Well, I did promise some hints (feel free to share). So here they are (and I apologize ahead of time if anyone is offended):
- Please read the call for stories, and/or the publication’s descriptive blurb, carefully! The editors know what the theme of their publication is, and so should you. What do you think would happen if you submitted a story about growing up in Middle America for a cookbook compiling only flaming chili recipes? Or maybe a story about the great time you had getting drunk in college to Alcoholics Anonymous magazine? Why wait for the rejection slip? It’s a real shame when we get a beautifully written story about a little girl raising her first puppy or about an author mulling their life while facing his or her final days, but we’re specifically looking for, and asked for, weird stories.
- Weird and gross are two very different things! If necessary, look up the definitions.

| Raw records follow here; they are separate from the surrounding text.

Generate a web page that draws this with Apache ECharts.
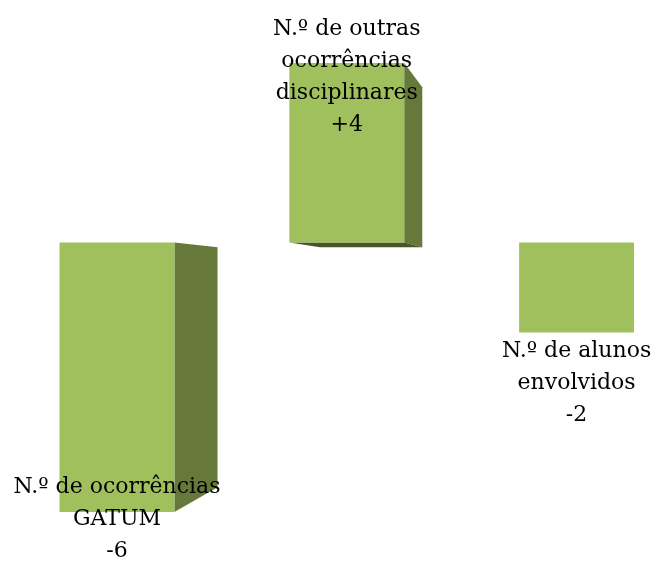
<!DOCTYPE html>
<html>
<head>
<meta charset="utf-8">
<script src="https://cdn.jsdelivr.net/npm/echarts@6/dist/echarts.min.js"></script>
<style>
    html, body { margin: 0; padding: 0; background: #fff; }
    #main { width: 654px; height: 561px; }
</style>
</head>
<body>
<div id="main"></div>
<script type="text/javascript">
    // categorias e variações
    var categories = ['N.º de ocorrências\nGATUM', 'N.º de outras\nocorrências\ndisciplinares', 'N.º de alunos\nenvolvidos'];
    var values = [-6, 4, -2];

    // deslocamento vertical das etiquetas (px)
    var labelShift = [7, 14, 51];

    var frontColor = '#a0c05e';
    var sideColor = '#66793a';
    var bottomColor = '#48562a';
    var vp = [570, 285]; // ponto de fuga
    var depth = 0.109;

    var myChart = echarts.init(document.getElementById('main'));

    function back(p) {
        return [p[0] + depth * (vp[0] - p[0]), p[1] + depth * (vp[1] - p[1])];
    }

    function fmt(v) {
        return (v > 0 ? '+' : '') + v;
    }

    myChart.setOption({
        animation: false,
        grid: { left: 0, right: 0, top: 63, bottom: 49 },
        // eixo x numérico: a última categoria fica parcialmente fora da área visível
        xAxis: { type: 'value', min: -0.509, max: 2.337, show: false },
        yAxis: { type: 'value', min: -6, max: 4, show: false },
        series: [{
            type: 'custom',
            data: values.map(function (v, i) { return [i, v]; }),
            renderItem: function (params, api) {
                var i = params.dataIndex;
                var v = api.value(1);
                var end = api.coord([i, v]);
                var base = api.coord([i, 0]);
                var w = api.size([1, 0])[0] * 0.5;
                var xl = end[0] - w / 2, xr = end[0] + w / 2;
                var y1 = Math.min(end[1], base[1]), y2 = Math.max(end[1], base[1]);
                var kids = [];

                var tr = [xr, y1], br = [xr, y2], bl = [xl, y2], tl = [xl, y1];
                // face lateral
                if (back(tr)[0] > xr) {
                    kids.push({
                        type: 'polygon',
                        shape: { points: [tr, back(tr), back(br), br] },
                        style: { fill: sideColor }
                    });
                }
                // face inferior
                if (back(bl)[1] > y2) {
                    kids.push({
                        type: 'polygon',
                        shape: { points: [bl, br, back(br), back(bl)] },
                        style: { fill: bottomColor }
                    });
                }
                // face superior
                if (back(tl)[1] < y1) {
                    kids.push({
                        type: 'polygon',
                        shape: { points: [tl, tr, back(tr), back(tl)] },
                        style: { fill: sideColor }
                    });
                }
                kids.push({
                    type: 'rect',
                    shape: { x: xl, y: y1, width: w, height: y2 - y1 },
                    style: { fill: frontColor }
                });

                var text = categories[i] + '\n' + fmt(values[i]);
                var ly = (v >= 0 ? y1 : y2) + labelShift[i];
                kids.push({
                    type: 'text',
                    x: end[0],
                    y: ly,
                    z2: 10,
                    style: {
                        text: text,
                        fill: '#000',
                        font: '22px "DejaVu Serif", serif',
                        lineHeight: 32,
                        align: 'center',
                        verticalAlign: 'middle'
                    }
                });
                return { type: 'group', children: kids };
            }
        }]
    });
</script>
</body>
</html>
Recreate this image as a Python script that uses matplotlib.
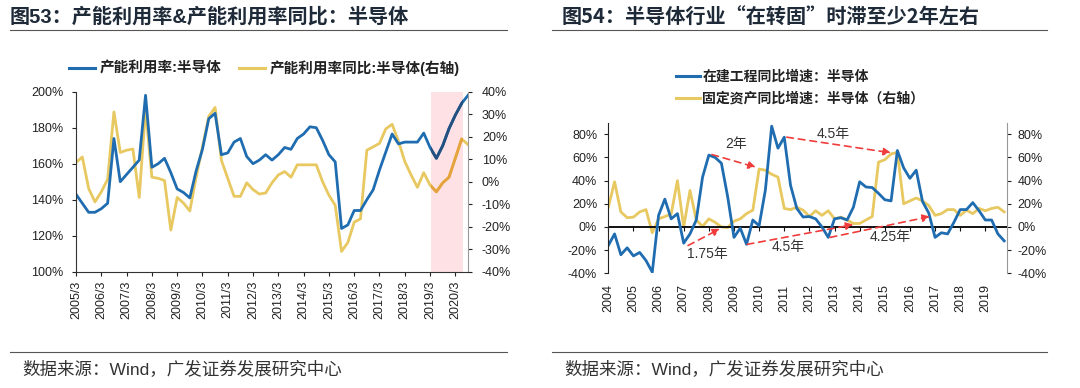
"""Two GF Securities style panels: semiconductor capacity utilisation (fig 53)
and CIP vs fixed-asset growth lag (fig 54)."""
import numpy as np
import matplotlib as mpl
mpl.use("Agg")
import matplotlib.pyplot as plt
from matplotlib.lines import Line2D
from matplotlib.patches import Rectangle

plt.rcParams['font.family'] = ['Liberation Sans', 'Noto Sans CJK SC', 'DejaVu Sans']

W, H = 1080, 388
BLUE, YEL = "#1f6db0", "#e8c860"
DBLUE, DYEL = "#24507f", "#e6a23e"

# ---- fig 53: quarterly 2005/3 .. 2020/9
util = [143, 138, 133, 133, 135, 138, 174, 150, 154, 158,
        162, 198, 158, 160, 163, 155, 146, 144, 141, 156,
        168, 185, 188, 165, 166, 172, 174, 164, 160, 162,
        165, 162, 165, 169, 168, 174, 176.5, 180.5, 180, 173,
        165, 161, 124, 126, 134, 134, 140, 145.5, 156.5, 166.5,
        176.5, 171, 172, 172, 172, 177, 169, 163, 170, 179.5,
        187, 193.5, 198]
util_yoy = [8.5, 11, -3, -9, -4.5, 1, 31, 13, 14, 14.5,
            -7, 32.5, 2, 1.5, 0.5, -21.5, -7, -9.5, -13, 2,
            15.5, 29, 33, 9.5, 1.5, -6.5, -6.5, -0.5, -3.5, -5.5,
            -5, -0.5, 3, 4.5, 2, 7.5, 7.5, 7.5, 7.5, 0,
            -6, -10.5, -31, -27, -18, -16.5, 14, 15.5, 17, 23.5,
            25.5, 18, 9, 3, -2.5, 4, -1.5, -4.5, -0.5, 2,
            10.5, 19, 16.5]
years53 = [f"{y}/3" for y in range(2005, 2021)]

# ---- fig 54: quarterly 2004Q1 .. 2019Q4
cip_yoy = [-16, -6, -24, -18, -25, -22, -29, -39, 10, 24,
           7, 11.5, -14, -6, 6, 43, 62, 60, 55, 26,
           -9, -1, -15, 6, 1, 32, 87, 68, 77.5, 36,
           16, 8.6, 9, 7, 0, -9, 7, 8, 6, 17,
           39, 34.5, 34, 29, 23.5, 22.5, 66, 51, 42, 49,
           22, 12, -9, -5, -6, 4, 15, 15, 21, 14,
           6, 6, -6, -12]
fa_yoy = [17, 39, 13, 8, 8.5, 13, 15, -5, 7, 9,
          11, 40, 0, 31.5, 6, 0.5, 7, 4, 0, -0.5,
          5, 7, 11.5, 14.5, 50, 49, 45.5, 43, 16, 15,
          17, 14.5, 9, 14, 10, 14, 7, 8.5, 6, 3,
          3, 6, 9, 56, 58, 63, 64.5, 20, 22.5, 25,
          22.5, 18.5, 10, 11.5, 15, 15, 10, 14.5, 11.5, 16,
          14, 16, 17, 13]
years54 = [str(y) for y in range(2004, 2020)]

pct = lambda v: f"{v:.0f}%"


def px_rect(x0, y0, x1, y1):
    return [x0 / W, 1 - y1 / H, (x1 - x0) / W, (y1 - y0) / H]


fig = plt.figure(figsize=(W / 100, H / 100), dpi=100)

# header / footer text and rules
for x0, x1, tx, title, fam in [
        (10, 507, 10, "图53：产能利用率&产能利用率同比：半导体", None),
        (552, 1047, 562, "图54：半导体行业“在转固”时滞至少2年左右", ["Noto Sans CJK SC"])]:
    kw = {"family": fam} if fam else {}
    fig.text(tx / W, 1 - 17 / H, title, fontsize=14.5, fontweight="bold",
             color="#1e2a38", va="center", ha="left", **kw)
    fig.add_artist(Line2D([x0 / W, x1 / W], [1 - 30 / H] * 2, color="#555555", lw=0.8))
    fig.add_artist(Line2D([x0 / W, x1 / W], [1 - 352 / H] * 2, color="#555555", lw=0.8))
    fig.text((x0 + 12) / W, 1 - 369 / H, "数据来源：Wind，广发证券发展研究中心",
             fontsize=12.6, color="#333333", va="center", ha="left")

# ================= fig 53 =================
x53 = np.arange(len(util))
ax = fig.add_axes(px_rect(76, 91.7, 468, 271.7))
ax2 = ax.twinx()
ax.set_zorder(ax2.get_zorder() + 1)
ax.patch.set_visible(False)

ax2.axvspan(56.2, 61.2, color="#fde1e4", lw=0, zorder=0)
ax2.plot(x53, util_yoy, color=YEL, lw=2.0, zorder=2)
ax.plot(x53, util, color=BLUE, lw=2.0, zorder=2)
# darker tint of lines inside the shaded window
l1, = ax.plot(x53, util, color=DBLUE, lw=2.0, zorder=3)
l1.set_clip_path(Rectangle((56.2, 0), 5.0, 1, transform=ax.get_xaxis_transform()))
l2, = ax2.plot(x53, util_yoy, color=DYEL, lw=2.0, zorder=3)
l2.set_clip_path(Rectangle((56.2, 0), 5.0, 1, transform=ax2.get_xaxis_transform()))

ax.set_xlim(0, 62)
ax.set_ylim(100, 200)
ax2.set_ylim(-40, 40)
ax.set_yticks(np.arange(100, 201, 20))
ax.set_yticklabels([pct(v) for v in np.arange(100, 201, 20)])
ax2.set_yticks(np.arange(-40, 41, 10))
ax2.set_yticklabels([pct(v) for v in np.arange(-40, 41, 10)])
ax.set_xticks(np.arange(0, 61, 4))
ax.set_xticklabels(years53, rotation=90)
for a in (ax, ax2):
    a.spines["top"].set_visible(False)
    a.tick_params(labelsize=9, colors="#222222", length=3, width=0.8)
ax.tick_params(axis="y", pad=6)
ax2.tick_params(axis="y", pad=7)
ax.spines["left"].set_color("#333333")
ax.spines["bottom"].set_color("#333333")
ax2.spines["right"].set_color("#999999")
ax2.spines["left"].set_visible(False)
ax2.spines["bottom"].set_visible(False)
ax.spines["right"].set_visible(False)

h53 = [Line2D([], [], color=BLUE, lw=2.2), Line2D([], [], color=YEL, lw=2.2)]
fig.legend(h53, ["产能利用率:半导体", "产能利用率同比:半导体(右轴)"], ncol=2,
           loc="center", bbox_to_anchor=(264 / W, 1 - 68 / H), frameon=False,
           prop={"size": 10.5, "weight": "bold"}, handlelength=1.8, handletextpad=0.3,
           columnspacing=1.2, borderpad=0, borderaxespad=0, labelcolor="#222222")

# ================= fig 54 =================
x54 = np.arange(len(cip_yoy))
ax3 = fig.add_axes(px_rect(608.3, 122.7, 1006.7, 273.3))
ax4 = ax3.twinx()
ax3.set_zorder(ax4.get_zorder() + 1)
ax3.patch.set_visible(False)

ax4.plot(x54, fa_yoy, color=YEL, lw=2.0)
ax3.plot(x54, cip_yoy, color=BLUE, lw=2.0)
ax3.axhline(0, color="#111111", lw=1.4, zorder=1)

ax3.set_xlim(0, 63.4)
for a in (ax3, ax4):
    a.set_ylim(-40, 90)
    a.set_yticks(np.arange(-40, 81, 20))
    a.set_yticklabels([pct(v) for v in np.arange(-40, 81, 20)])
    a.spines["top"].set_visible(False)
    a.spines["bottom"].set_visible(False)
    a.tick_params(labelsize=9, colors="#222222", length=3, width=0.8, pad=5)
ax3.spines["right"].set_visible(False)
ax4.spines["left"].set_visible(False)
ax3.spines["left"].set_color("#222222")
ax4.spines["right"].set_color("#999999")
ax3.set_xticks(np.arange(0, 64, 4))
ax3.set_xticklabels(years54, rotation=90)
ax3.tick_params(axis="x", length=0, pad=8)
zax = ax3.secondary_xaxis(40 / 130)
zax.set_xticks(np.arange(0, 64, 4))
zax.set_xticklabels([])
zax.tick_params(length=3, width=0.8, color="#111111")
zax.spines["bottom"].set_visible(False)

arr = dict(arrowstyle="-|>", color="#f03c3c", lw=1.2, linestyle=(0, (4, 3)),
           mutation_scale=11, shrinkA=0, shrinkB=0)
for (xs, ys), (xe, ye) in [((16.5, 62.5), (23.5, 51.5)),
                           ((12.7, -16), (17.8, -1.5)),
                           ((28.4, 77.5), (45, 64)),
                           ((22.1, -15), (39, 2)),
                           ((35.3, -9), (51.2, 9))]:
    ax3.annotate("", xy=(xe, ye), xytext=(xs, ys), arrowprops=arr, zorder=5)
for xt, yt, s in [(20.4, 72, "2年"), (15.8, -23.5, "1.75年"), (35.8, 80.5, "4.5年"),
                  (28.6, -17, "4.5年"), (44.8, -8.6, "4.25年")]:
    ax3.text(xt, yt, s, fontsize=10, color="#333333", ha="center", va="center", zorder=6)

h54 = [Line2D([], [], color=BLUE, lw=2.2), Line2D([], [], color=YEL, lw=2.2)]
fig.legend(h54, ["在建工程同比增速：半导体", "固定资产同比增速：半导体（右轴）"],
           loc="center left", bbox_to_anchor=(676 / W, 1 - 87.7 / H), frameon=False,
           prop={"size": 10, "weight": "bold"}, handlelength=1.7, handletextpad=0.2,
           labelspacing=0.6, borderpad=0, borderaxespad=0, labelcolor="#222222")

fig.savefig("out.png", dpi=100)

While potty humor works well in elementary school and at frat parties, it doesn’t age well in print. (I’ll spare you examples.)
- Submit fan fiction to fan magazines. Enough said.
- Look, it may be true that every plot in this universe has been, in some fashion or other, previously used in a story or novel. But please, please, at least try to add sufficient originality to your effort to avoid a red flag waving in the wind proclaiming to the reader, “You’ve read, or seen, this already!” We had rehashes of “Through the Looking Glass” and “Alice in Wonderland”, but the worst was the blatant rip-off of Hitchcock’s “The Birds” (except the meanies were, I kid you not, commas! Yes, big, fat, flying, killer punctuation marks that impaled people with their pointy bits! I’ll give the author this much, it was reasonably well written, but such a blatant rip-off we just had to pass on it (and no, it wasn’t a satire)).
- Note: a jokey narrator generally comes off as a wise-ass, not a wit. Pass.
- Please have someone who has a reasonable grasp of the English language read your story before you submit — and take their advice. Please.
- Never, ever, ever submit a first draft. (Yes, that means that just because you’ve completed the text of the story, it does not mean you are finished.)
- Gibberish is not weird, it’s just gibberish.
- This should actually be 8a) if written while stoned — Please don’t submit it.
- A personal bug-a-boo. If you haven’t got an ending for your story, you haven’t got a story. Others might disagree, but from my perspective, a good writer should know both how a story starts and how to end it.
- And finally, please put your name and contact information at the top of the first page of your story. I often had this wonderful experience teaching technical writing. It seems people assume that since they have their name on the email containing the story file that grants immediate author recognition. Instead it means, after downloading the story file into the “To Be Read” queue, the editor has to go search through email to see who sent it. (I, being nice, will. I assume that larger publications just send “To Whom It May Concern” rejections slips when you inquire six months later.)
Let me finish by saying that despite all of the above, it has been a real joy working with Curtis, GD, and Atthys (on RH IV). They are insightful, knowledgeable, and understand how to arrive at a group decision even if it means rejecting a personal favorite. The Rabbit Hole IV and V would not have been the lovely anthologies they are without them.
So, after all my venting, let me ask — any interest in Rabbit Hole 6?